| Problem requirements |
Please transcribe the listing below in full and word for word, without its pictures.

| Information shown |
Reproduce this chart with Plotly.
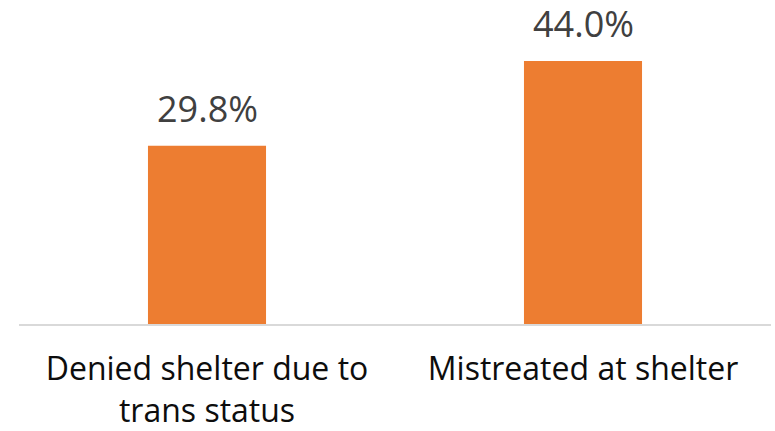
import plotly.graph_objects as go

categories = ["Denied shelter due to<br>trans status", "Mistreated at shelter"]
values = [29.8, 44.0]
labels = ["29.8%", "44.0%"]

fig = go.Figure(go.Bar(x=categories, y=values, marker=dict(color="#ED7D31", line=dict(width=0)),
                       width=0.314, hoverinfo="skip"))

for c, v, t in zip(categories, values, labels):
    fig.add_annotation(x=c, y=v, text=t, showarrow=False, yanchor="bottom", yshift=12,
                       borderpad=0,
                       font=dict(family="Open Sans", size=36, color="#404040"))

fig.update_layout(
    width=775, height=431,
    margin=dict(l=19, r=4, t=25, b=107),
    paper_bgcolor="white", plot_bgcolor="white",
    showlegend=False,
    xaxis=dict(showgrid=False, showline=True, linecolor="#D9D9D9", linewidth=2,
               tickfont=dict(family="Open Sans", size=32, color="#0D0D0D"), ticks="",
               ticklabelstandoff=16, automargin=False),
    yaxis=dict(range=[0, 50], visible=False, automargin=False),
)
fig.write_html("out.html", config={"displayModeBar": False},
               post_script="document.body.style.margin='0';")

| Correct response |
Reproduce this chart with Plotly.
import plotly.graph_objects as go

categories = ["Denied shelter due to<br>trans status", "Mistreated at shelter"]
values = [29.8, 44.0]
labels = ["29.8%", "44.0%"]

fig = go.Figure(go.Bar(x=categories, y=values, marker=dict(color="#ED7D31", line=dict(width=0)),
                       width=0.314, hoverinfo="skip"))

for c, v, t in zip(categories, values, labels):
    fig.add_annotation(x=c, y=v, text=t, showarrow=False, yanchor="bottom", yshift=12,
                       borderpad=0,
                       font=dict(family="Open Sans", size=36, color="#404040"))

fig.update_layout(
    width=775, height=431,
    margin=dict(l=19, r=4, t=25, b=107),
    paper_bgcolor="white", plot_bgcolor="white",
    showlegend=False,
    xaxis=dict(showgrid=False, showline=True, linecolor="#D9D9D9", linewidth=2,
               tickfont=dict(family="Open Sans", size=32, color="#0D0D0D"), ticks="",
               ticklabelstandoff=16, automargin=False),
    yaxis=dict(range=[0, 50], visible=False, automargin=False),
)
fig.write_html("out.html", config={"displayModeBar": False},
               post_script="document.body.style.margin='0';")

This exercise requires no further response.